1 (8 oz) package of dried cheese tortellini (you can use frozen but they usually have more preservatives)
2 (32 oz boxes chicken broth
4 oz. Romano cheese, finely shredded
5 cloves garlic, chopped
1 boneless, skinless chicken breast, cooked and shredded
1 cup powder grated parmesan
1 TBSP red Pepper Flakes
Sun dried tomatoes (I don’t add these, but some like to!)
4 TBSP butter
2 cups heavy cream
8 oz fresh spinach, washed and chopped
Chicken:
If the chicken breast isn’t cooked, cook it. You can grill it, Instant pot it, boil it, saute it–any way you cook it, it will be good. Leftover rotisserie chicken works great in this, too! Shred it with a fork or in a stand alone mixer with paddle attachment after cooking–set aside.
Tortellini
Boil the package tortellini as per directions on package. Drain, set aside.
Alfredo
In a medium pot, melt 4 TBSP butter. Add 2 cups heavy cream. bring to a heavy simmer, and add 1 cup parmesan. Stir to blend and let boil approximately 5 minutes. Remove from heat and set aside. (or use a jarred alfredo, but it isn’t as good!)

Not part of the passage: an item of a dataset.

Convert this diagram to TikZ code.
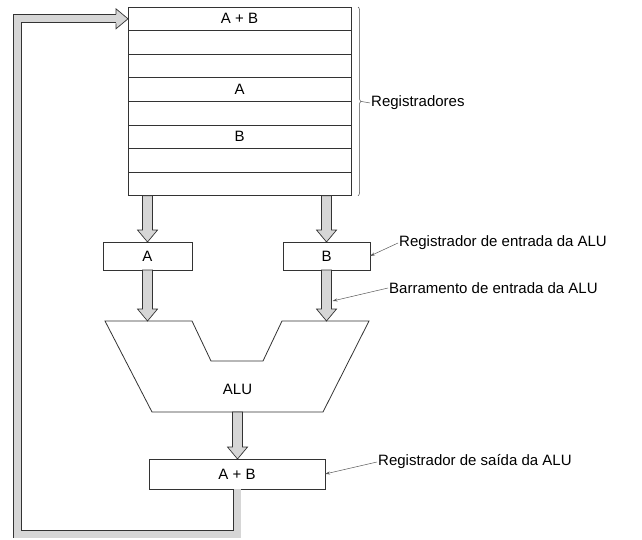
\documentclass[tikz,border=0pt]{standalone}
\usepackage{fontspec}
\setmainfont{Liberation Sans}
\usepackage{tikz}
\usetikzlibrary{arrows.meta,positioning,calc,decorations.pathreplacing}
\definecolor{busfill}{HTML}{D6D6D6}
\definecolor{linegray}{HTML}{333333}

% block arrow of a bus, running downwards from #1 to #2
\newcommand{\busarrow}[2]{%
  \draw[bus] let \p1=(#1), \p2=(#2) in
    (\x1-5pt,\y1) -- (\x1-5pt,\y2+12pt) -- (\x1-10pt,\y2+12pt) -- (\x1,\y2)
    -- (\x1+10pt,\y2+12pt) -- (\x1+5pt,\y2+12pt) -- (\x1+5pt,\y1) -- cycle;}

\begin{document}
\begin{tikzpicture}[x=1pt, y=-1pt,
  reg/.style={draw=linegray, line width=0.8pt, minimum width=223pt, minimum height=23.6pt, inner sep=0pt, outer sep=0pt, font=\fontsize{15}{17}\selectfont},
  box/.style={draw=linegray, line width=0.8pt, minimum height=28pt, inner sep=0pt, outer sep=0pt, font=\fontsize{15}{17}\selectfont},
  bus/.style={draw=linegray, line width=0.7pt, fill=busfill},
  loopbus/.style={draw=linegray, line width=0.8pt, double=busfill, double distance=7pt},
  lbl/.style={anchor=west, inner sep=1pt, font=\fontsize{15}{17}\selectfont},
  lead/.style={-{Stealth[length=5pt, width=3pt]}, line width=0.5pt, black!65}
]
  \useasboundingbox (0,0) rectangle (642,540);

  % register file
  \node[reg] (r1) at (239.5,18.8) {A + B};
  \node[reg, below=0pt of r1] (r2) {};
  \node[reg, below=0pt of r2] (r3) {};
  \node[reg, below=0pt of r3] (r4) {A};
  \node[reg, below=0pt of r4] (r5) {};
  \node[reg, below=0pt of r5] (r6) {B};
  \node[reg, below=0pt of r6] (r7) {};
  \node[reg, below=0pt of r7] (r8) {};

  \draw[decorate, decoration={brace, amplitude=3pt}, line width=0.5pt, black!70]
    ([xshift=7pt]r1.north east) -- ([xshift=7pt]r8.south east);
  \coordinate (braceTip) at ($([xshift=7pt]r1.north east)!0.5!([xshift=7pt]r8.south east)+(3,0)$);
  \node[lbl] (lblRegs) at (370,103) {Registradores};
  \draw[line width=0.5pt, black!65] (braceTip) -- (lblRegs.west);

  % ALU input registers
  \node[box, minimum width=89pt] (aIn) at (147.5,256) {A};
  \node[box, minimum width=87pt] (bIn) at (326.5,256) {B};

  % ALU
  \draw[line width=0.8pt, draw=linegray] (105,321) -- (192,321) -- (211,361) -- (263,361)
    -- (282,321) -- (369,321) -- (323,412) -- (152,412) -- cycle;
  \coordinate (aluTop) at (237,321);
  \coordinate (aluBot) at (237.5,412);
  \node[font=\fontsize{15}{17}\selectfont] (alu) at (237.5,389) {ALU};

  % ALU output register
  \node[box, minimum width=176pt, minimum height=30pt] (aluOut) at (237,474) {A + B};

  % buses
  \busarrow{aIn.north |- r8.south}{aIn.north}
  \busarrow{bIn.north |- r8.south}{bIn.north}
  \busarrow{aIn.south}{aIn.south |- aluTop}
  \busarrow{bIn.south}{bIn.south |- aluTop}
  \busarrow{aluBot}{aluOut.north}

  % feedback to the register file
  \coordinate (loopBL) at (17.5,534);
  \coordinate (loopTL) at (17.5,18.8);
  \draw[loopbus] (aluOut.south) -- (aluOut.south |- loopBL) -- (loopBL) -- (loopTL)
    -- ($(r1.west)+(-12,0)$);
  \draw[bus] ($(r1.west)+(-12,-4.5)$) -- ($(r1.west)+(-12,-10)$) -- (r1.west)
    -- ($(r1.west)+(-12,10)$) -- ($(r1.west)+(-12,4.5)$);

  % labels
  \node[lbl] (lblInReg) at (398,243) {Registrador de entrada da ALU};
  \node[lbl] (lblInBus) at (388,288) {Barramento de entrada da ALU};
  \node[lbl] (lblOutReg) at (377,462) {Registrador de saída da ALU};
  \coordinate (busB) at (332.5,301);
  \draw[lead] (lblInReg.west) -- (bIn.east);
  \draw[lead] (lblInBus.west) -- (busB);
  \draw[lead] (lblOutReg.west) -- (aluOut.east);
\end{tikzpicture}
\end{document}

In a large pot, add chicken broth, shredded chicken, cooked tortellini, chopped garlic, red pepper flakes (&and sun dried tomatoes if you like them!). Bring to a boil and stir in alfredo sauce. Stir until well blended. Turn down heat and add chopped spinach and slowly add shredded romano cheese–stirring to melt.
Serve hot with sprinkle cheese and some fresh bread!